Required task: Which lines fall between the line holding "Recreate this image" and the line holding "L, R, T, B = 69, 11, 56, 58", inclusive? Retype them exactly, without the pictures, and add nothing else.

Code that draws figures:
....................

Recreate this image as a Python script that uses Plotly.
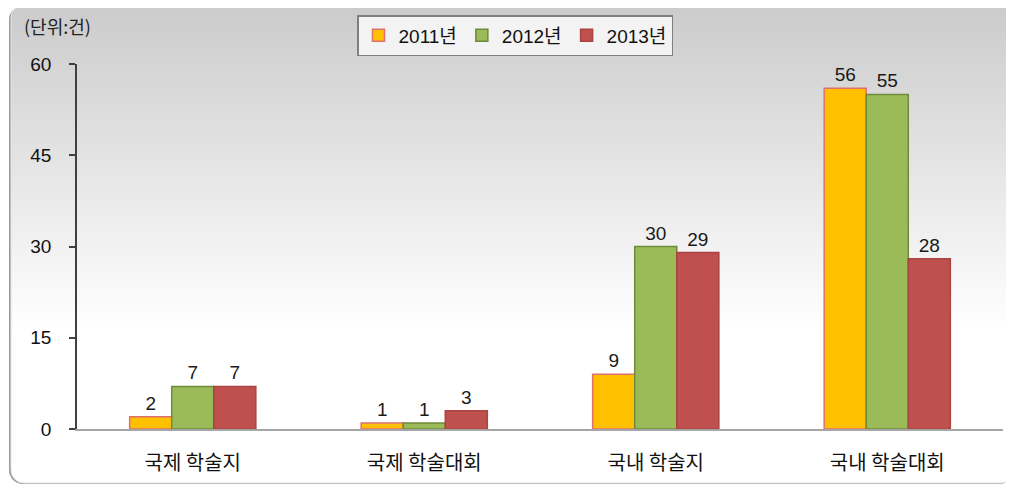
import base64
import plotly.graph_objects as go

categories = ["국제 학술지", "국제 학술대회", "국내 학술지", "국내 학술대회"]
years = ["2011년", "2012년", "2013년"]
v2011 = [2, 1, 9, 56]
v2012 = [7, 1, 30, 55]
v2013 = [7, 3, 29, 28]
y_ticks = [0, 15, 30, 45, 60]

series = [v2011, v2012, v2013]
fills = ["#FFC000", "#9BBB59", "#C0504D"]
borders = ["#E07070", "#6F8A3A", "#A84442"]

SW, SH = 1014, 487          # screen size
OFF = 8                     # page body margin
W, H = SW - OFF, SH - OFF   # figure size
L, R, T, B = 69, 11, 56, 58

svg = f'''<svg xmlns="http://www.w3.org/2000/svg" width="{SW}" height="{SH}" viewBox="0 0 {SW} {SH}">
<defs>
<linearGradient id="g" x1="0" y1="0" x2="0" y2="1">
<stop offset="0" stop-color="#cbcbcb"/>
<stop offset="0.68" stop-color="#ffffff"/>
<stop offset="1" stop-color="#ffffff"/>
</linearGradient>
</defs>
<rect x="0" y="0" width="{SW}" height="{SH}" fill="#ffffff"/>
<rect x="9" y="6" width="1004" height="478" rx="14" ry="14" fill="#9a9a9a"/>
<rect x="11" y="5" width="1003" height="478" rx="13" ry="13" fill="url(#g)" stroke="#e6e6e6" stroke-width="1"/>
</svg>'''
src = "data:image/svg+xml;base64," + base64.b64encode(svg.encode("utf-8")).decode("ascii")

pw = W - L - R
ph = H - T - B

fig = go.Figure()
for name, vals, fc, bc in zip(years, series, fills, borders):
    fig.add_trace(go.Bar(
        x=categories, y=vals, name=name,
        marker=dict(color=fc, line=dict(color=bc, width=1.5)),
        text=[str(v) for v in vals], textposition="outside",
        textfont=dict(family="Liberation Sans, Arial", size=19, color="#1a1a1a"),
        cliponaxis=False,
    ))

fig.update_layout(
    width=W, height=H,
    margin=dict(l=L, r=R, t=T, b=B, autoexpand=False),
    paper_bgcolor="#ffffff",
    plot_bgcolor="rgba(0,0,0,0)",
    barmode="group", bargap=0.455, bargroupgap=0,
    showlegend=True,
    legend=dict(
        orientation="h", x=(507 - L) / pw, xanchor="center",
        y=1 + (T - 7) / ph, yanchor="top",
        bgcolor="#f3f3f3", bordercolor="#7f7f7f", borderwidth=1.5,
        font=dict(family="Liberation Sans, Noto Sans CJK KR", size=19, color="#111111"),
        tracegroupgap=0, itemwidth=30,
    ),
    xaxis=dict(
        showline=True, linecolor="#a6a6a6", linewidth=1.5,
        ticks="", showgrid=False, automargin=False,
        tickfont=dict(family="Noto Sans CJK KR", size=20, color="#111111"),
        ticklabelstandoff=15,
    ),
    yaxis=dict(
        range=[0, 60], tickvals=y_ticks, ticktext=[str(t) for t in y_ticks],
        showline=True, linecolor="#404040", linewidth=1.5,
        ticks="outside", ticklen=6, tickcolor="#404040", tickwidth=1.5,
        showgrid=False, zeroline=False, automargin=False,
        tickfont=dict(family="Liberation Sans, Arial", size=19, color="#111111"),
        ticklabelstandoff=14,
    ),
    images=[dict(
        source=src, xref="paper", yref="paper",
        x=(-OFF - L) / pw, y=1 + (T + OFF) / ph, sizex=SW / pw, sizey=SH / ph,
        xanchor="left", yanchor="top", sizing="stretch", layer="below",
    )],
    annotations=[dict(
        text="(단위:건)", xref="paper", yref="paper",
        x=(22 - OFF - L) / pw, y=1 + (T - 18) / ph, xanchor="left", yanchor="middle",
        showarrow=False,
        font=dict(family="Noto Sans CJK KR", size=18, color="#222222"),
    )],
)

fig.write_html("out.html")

....................

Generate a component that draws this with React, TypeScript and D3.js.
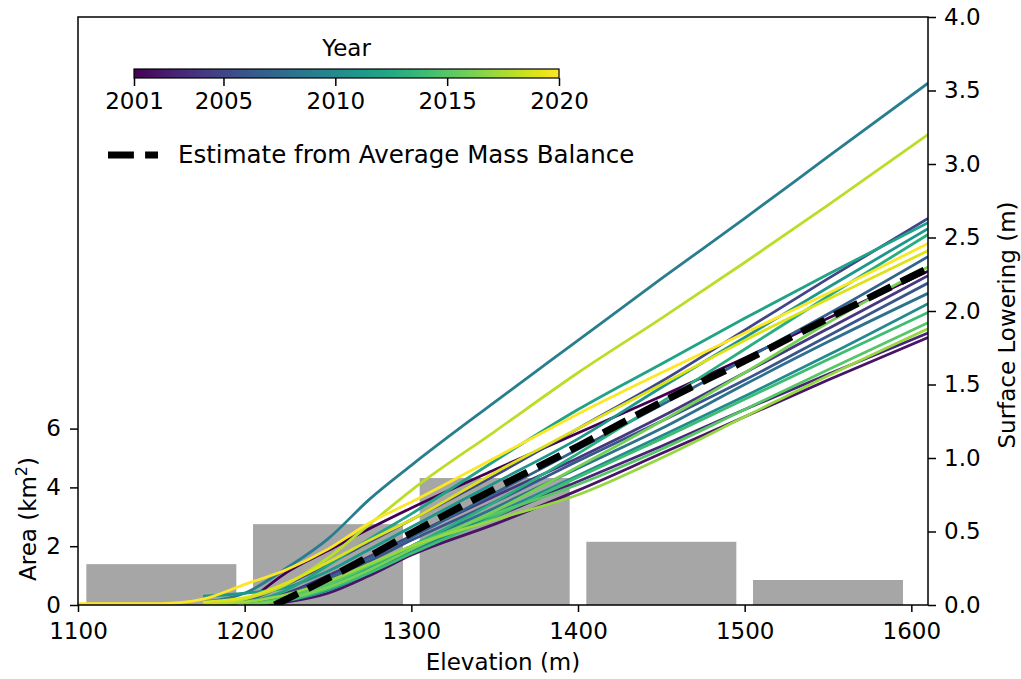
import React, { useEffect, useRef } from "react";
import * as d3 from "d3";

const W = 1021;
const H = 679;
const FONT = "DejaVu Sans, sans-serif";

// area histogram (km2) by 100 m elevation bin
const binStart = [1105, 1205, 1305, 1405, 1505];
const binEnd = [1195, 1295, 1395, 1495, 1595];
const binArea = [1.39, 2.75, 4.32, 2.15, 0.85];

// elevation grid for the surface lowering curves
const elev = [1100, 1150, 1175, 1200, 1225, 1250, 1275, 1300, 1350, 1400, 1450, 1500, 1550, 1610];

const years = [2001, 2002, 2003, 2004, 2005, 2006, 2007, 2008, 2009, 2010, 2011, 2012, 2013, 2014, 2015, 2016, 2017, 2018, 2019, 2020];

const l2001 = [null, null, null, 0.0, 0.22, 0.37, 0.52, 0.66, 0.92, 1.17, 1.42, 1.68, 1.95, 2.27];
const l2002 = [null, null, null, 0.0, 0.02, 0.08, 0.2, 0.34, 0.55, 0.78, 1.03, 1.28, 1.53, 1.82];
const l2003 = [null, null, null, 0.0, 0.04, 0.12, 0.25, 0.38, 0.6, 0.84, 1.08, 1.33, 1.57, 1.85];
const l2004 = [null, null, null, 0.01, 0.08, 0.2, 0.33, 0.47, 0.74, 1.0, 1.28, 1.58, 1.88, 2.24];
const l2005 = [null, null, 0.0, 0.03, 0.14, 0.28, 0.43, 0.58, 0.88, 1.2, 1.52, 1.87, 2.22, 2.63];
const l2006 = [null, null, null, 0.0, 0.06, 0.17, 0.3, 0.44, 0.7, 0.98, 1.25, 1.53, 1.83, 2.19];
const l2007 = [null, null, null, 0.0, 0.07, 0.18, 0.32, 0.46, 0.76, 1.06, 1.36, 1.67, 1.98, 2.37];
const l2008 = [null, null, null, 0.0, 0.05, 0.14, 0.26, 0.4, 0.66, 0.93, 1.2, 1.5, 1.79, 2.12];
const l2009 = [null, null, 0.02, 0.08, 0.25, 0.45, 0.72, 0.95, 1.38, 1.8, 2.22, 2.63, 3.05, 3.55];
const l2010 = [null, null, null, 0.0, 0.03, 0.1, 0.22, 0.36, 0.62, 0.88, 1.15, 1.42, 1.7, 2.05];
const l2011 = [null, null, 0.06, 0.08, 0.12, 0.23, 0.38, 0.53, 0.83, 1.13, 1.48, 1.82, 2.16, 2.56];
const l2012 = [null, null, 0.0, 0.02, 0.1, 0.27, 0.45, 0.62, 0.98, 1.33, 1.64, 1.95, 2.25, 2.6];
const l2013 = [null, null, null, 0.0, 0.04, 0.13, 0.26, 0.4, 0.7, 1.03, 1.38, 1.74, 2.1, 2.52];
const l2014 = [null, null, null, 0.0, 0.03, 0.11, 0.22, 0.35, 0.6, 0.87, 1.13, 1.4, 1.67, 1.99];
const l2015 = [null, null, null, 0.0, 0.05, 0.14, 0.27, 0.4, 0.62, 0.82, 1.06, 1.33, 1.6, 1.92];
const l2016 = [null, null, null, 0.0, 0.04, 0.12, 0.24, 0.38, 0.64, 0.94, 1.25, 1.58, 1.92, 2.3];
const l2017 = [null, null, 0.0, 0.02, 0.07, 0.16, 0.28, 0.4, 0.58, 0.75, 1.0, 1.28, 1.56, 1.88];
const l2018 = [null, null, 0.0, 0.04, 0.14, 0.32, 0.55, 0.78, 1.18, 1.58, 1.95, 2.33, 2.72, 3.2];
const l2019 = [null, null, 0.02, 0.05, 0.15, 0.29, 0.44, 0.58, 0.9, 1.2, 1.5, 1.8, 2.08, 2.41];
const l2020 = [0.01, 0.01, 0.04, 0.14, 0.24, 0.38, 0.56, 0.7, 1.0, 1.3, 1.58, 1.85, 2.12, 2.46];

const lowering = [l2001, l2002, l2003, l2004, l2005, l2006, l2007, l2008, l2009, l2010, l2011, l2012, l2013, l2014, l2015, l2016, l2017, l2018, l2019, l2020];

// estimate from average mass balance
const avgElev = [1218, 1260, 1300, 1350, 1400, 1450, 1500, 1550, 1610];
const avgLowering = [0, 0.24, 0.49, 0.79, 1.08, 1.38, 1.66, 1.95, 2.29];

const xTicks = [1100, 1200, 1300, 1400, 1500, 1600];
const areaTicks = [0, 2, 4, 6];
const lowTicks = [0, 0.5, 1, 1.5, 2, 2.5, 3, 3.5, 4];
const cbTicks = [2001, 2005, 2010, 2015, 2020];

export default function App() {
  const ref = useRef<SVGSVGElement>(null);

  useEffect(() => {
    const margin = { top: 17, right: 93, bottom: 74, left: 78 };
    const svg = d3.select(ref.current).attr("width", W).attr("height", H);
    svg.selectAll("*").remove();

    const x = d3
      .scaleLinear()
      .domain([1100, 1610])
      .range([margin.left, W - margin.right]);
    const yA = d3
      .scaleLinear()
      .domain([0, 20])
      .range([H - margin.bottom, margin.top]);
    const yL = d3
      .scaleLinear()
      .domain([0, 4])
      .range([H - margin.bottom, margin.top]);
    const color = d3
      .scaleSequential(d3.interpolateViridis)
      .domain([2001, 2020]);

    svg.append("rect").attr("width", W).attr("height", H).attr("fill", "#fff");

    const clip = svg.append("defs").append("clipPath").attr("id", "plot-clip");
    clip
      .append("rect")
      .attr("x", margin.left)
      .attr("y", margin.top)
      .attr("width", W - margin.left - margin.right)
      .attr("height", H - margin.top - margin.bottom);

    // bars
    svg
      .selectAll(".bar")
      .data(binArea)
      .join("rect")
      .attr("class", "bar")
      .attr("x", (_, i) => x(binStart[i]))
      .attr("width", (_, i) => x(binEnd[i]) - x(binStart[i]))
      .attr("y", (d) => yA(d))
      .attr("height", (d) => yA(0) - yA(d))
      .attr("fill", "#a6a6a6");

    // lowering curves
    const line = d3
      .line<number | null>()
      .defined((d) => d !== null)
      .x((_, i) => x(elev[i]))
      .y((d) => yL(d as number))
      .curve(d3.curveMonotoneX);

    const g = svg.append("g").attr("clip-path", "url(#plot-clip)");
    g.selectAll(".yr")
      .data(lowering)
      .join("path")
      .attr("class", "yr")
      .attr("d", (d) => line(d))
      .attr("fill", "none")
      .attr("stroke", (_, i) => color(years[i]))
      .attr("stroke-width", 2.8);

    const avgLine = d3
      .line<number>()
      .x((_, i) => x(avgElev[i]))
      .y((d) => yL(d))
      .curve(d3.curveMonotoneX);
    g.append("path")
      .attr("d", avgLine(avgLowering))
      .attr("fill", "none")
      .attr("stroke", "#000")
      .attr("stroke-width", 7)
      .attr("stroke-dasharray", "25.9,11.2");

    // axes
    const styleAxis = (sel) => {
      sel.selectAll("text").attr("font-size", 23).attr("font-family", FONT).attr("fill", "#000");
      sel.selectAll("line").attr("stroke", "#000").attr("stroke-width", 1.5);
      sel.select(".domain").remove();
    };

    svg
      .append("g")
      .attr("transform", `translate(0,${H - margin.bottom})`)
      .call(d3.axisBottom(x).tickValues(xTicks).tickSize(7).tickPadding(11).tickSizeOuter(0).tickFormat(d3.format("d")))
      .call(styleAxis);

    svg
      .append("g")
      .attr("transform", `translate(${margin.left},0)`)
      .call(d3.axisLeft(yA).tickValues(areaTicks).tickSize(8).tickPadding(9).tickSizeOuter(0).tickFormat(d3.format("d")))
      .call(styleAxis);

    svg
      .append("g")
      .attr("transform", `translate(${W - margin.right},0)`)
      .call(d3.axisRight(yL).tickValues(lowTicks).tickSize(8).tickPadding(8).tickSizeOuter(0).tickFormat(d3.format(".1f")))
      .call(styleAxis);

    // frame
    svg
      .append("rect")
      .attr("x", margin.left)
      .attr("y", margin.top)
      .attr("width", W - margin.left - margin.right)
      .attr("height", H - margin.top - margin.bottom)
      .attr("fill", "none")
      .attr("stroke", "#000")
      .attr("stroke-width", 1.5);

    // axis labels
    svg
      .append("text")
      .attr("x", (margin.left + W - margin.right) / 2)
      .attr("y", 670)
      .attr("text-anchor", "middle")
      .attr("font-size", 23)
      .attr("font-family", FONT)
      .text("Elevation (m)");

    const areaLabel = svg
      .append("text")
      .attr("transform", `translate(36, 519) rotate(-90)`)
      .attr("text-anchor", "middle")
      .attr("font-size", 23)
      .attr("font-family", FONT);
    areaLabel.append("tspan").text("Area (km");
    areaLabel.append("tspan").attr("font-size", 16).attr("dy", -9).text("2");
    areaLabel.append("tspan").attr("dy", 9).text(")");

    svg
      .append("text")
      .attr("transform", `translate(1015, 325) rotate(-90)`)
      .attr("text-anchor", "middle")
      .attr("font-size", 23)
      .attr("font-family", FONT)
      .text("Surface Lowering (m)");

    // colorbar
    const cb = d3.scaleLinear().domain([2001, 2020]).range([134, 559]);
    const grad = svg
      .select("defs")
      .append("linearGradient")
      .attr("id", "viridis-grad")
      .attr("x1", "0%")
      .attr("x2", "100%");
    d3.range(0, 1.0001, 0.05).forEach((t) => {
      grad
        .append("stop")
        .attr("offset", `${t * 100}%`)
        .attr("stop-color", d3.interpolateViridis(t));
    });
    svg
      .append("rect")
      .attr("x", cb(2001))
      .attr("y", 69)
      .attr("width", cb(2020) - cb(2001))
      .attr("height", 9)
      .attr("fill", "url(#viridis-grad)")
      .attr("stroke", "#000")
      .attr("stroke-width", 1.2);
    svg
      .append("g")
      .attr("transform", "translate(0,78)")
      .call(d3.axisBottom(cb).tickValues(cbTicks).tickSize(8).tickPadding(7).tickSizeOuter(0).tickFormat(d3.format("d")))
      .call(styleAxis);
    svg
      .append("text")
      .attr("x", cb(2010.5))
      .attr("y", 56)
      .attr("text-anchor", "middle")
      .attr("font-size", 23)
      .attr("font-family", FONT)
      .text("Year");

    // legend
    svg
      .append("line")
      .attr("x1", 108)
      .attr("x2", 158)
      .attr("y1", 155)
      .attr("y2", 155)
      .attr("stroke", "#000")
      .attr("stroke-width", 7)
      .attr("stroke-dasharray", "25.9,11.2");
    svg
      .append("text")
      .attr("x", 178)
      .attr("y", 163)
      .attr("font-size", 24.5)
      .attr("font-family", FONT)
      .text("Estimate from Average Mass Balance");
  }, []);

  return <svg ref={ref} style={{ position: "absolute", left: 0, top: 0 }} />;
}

....................

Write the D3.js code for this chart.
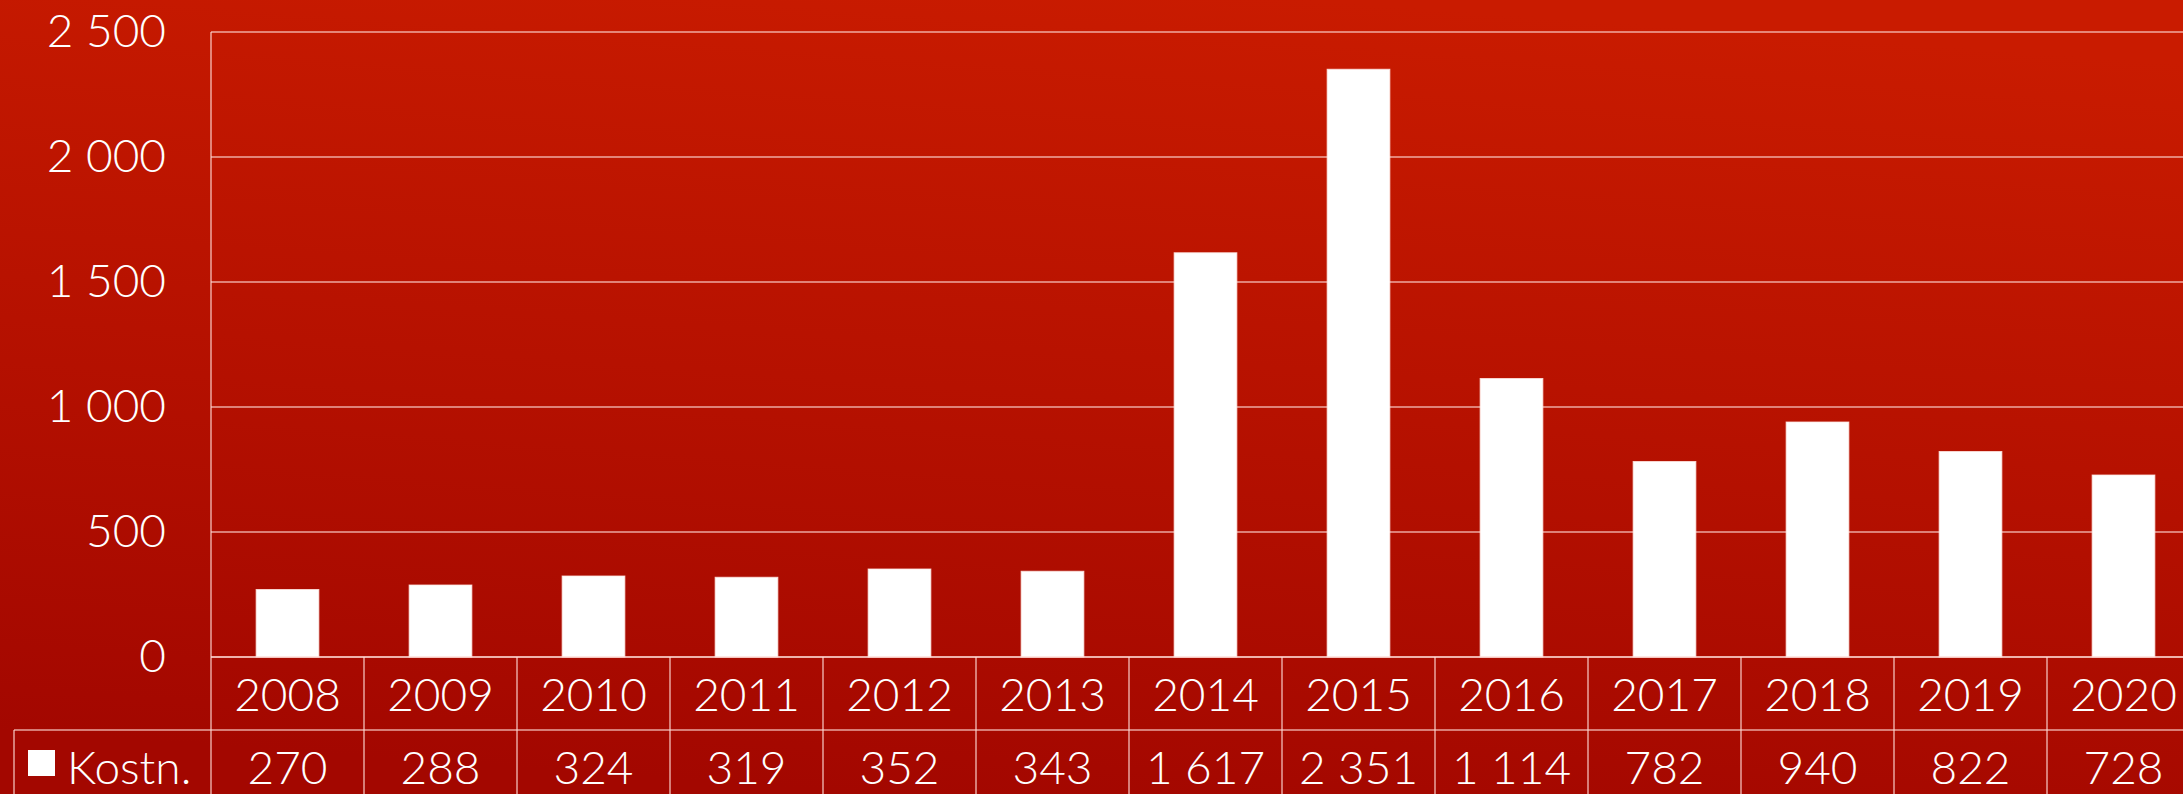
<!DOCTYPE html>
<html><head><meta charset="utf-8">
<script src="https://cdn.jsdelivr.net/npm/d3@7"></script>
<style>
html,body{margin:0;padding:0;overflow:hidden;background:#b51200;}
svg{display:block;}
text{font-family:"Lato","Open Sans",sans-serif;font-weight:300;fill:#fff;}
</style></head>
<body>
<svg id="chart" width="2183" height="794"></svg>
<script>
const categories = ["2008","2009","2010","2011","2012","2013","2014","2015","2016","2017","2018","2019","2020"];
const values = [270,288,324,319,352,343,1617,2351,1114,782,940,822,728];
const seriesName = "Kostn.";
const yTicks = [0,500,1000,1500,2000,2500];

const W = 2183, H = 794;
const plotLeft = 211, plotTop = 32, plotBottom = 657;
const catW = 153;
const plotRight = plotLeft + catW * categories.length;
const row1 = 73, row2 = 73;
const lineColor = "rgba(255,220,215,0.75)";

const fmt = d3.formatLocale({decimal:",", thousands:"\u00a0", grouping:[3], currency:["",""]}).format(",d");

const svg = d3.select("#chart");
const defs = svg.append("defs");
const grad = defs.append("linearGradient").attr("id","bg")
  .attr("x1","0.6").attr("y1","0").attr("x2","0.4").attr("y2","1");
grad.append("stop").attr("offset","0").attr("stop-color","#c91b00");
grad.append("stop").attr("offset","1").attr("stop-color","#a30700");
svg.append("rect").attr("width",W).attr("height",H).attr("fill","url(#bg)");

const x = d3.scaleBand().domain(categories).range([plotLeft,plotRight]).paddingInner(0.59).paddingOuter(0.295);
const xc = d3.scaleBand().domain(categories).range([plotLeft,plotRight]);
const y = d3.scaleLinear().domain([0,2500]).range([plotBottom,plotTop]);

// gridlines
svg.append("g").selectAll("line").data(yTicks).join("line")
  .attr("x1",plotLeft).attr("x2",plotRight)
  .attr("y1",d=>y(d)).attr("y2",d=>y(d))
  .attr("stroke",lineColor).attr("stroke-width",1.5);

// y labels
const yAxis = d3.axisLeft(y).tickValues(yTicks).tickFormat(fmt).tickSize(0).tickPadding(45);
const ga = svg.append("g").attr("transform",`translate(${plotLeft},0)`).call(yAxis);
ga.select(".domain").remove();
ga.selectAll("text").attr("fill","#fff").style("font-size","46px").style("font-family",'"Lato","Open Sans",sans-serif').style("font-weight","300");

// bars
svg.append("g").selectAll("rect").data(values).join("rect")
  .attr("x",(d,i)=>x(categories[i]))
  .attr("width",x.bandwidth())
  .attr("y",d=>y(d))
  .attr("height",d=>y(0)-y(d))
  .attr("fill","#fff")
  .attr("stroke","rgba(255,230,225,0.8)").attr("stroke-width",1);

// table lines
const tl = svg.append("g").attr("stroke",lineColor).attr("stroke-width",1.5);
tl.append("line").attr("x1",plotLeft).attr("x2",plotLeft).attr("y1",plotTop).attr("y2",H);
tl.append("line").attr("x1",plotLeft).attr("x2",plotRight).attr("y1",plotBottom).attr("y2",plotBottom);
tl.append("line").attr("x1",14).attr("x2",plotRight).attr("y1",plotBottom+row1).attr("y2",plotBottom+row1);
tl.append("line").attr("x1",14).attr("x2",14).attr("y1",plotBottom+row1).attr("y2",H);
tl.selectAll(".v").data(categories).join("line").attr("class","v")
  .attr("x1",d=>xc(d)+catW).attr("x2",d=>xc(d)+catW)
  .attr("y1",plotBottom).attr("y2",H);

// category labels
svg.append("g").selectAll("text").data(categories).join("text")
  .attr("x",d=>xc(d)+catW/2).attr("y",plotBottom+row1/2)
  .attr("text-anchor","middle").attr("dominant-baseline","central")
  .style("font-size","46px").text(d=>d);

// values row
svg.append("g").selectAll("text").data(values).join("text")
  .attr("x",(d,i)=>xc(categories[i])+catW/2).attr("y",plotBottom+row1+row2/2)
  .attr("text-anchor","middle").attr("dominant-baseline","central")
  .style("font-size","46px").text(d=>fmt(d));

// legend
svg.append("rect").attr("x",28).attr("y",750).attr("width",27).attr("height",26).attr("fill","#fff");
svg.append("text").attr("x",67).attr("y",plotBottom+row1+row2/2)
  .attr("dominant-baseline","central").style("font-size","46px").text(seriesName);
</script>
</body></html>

....................

Full response:
Recreate this image as a Python script that uses Plotly.
import base64
import plotly.graph_objects as go

categories = ["국제 학술지", "국제 학술대회", "국내 학술지", "국내 학술대회"]
years = ["2011년", "2012년", "2013년"]
v2011 = [2, 1, 9, 56]
v2012 = [7, 1, 30, 55]
v2013 = [7, 3, 29, 28]
y_ticks = [0, 15, 30, 45, 60]

series = [v2011, v2012, v2013]
fills = ["#FFC000", "#9BBB59", "#C0504D"]
borders = ["#E07070", "#6F8A3A", "#A84442"]

SW, SH = 1014, 487          # screen size
OFF = 8                     # page body margin
W, H = SW - OFF, SH - OFF   # figure size
L, R, T, B = 69, 11, 56, 58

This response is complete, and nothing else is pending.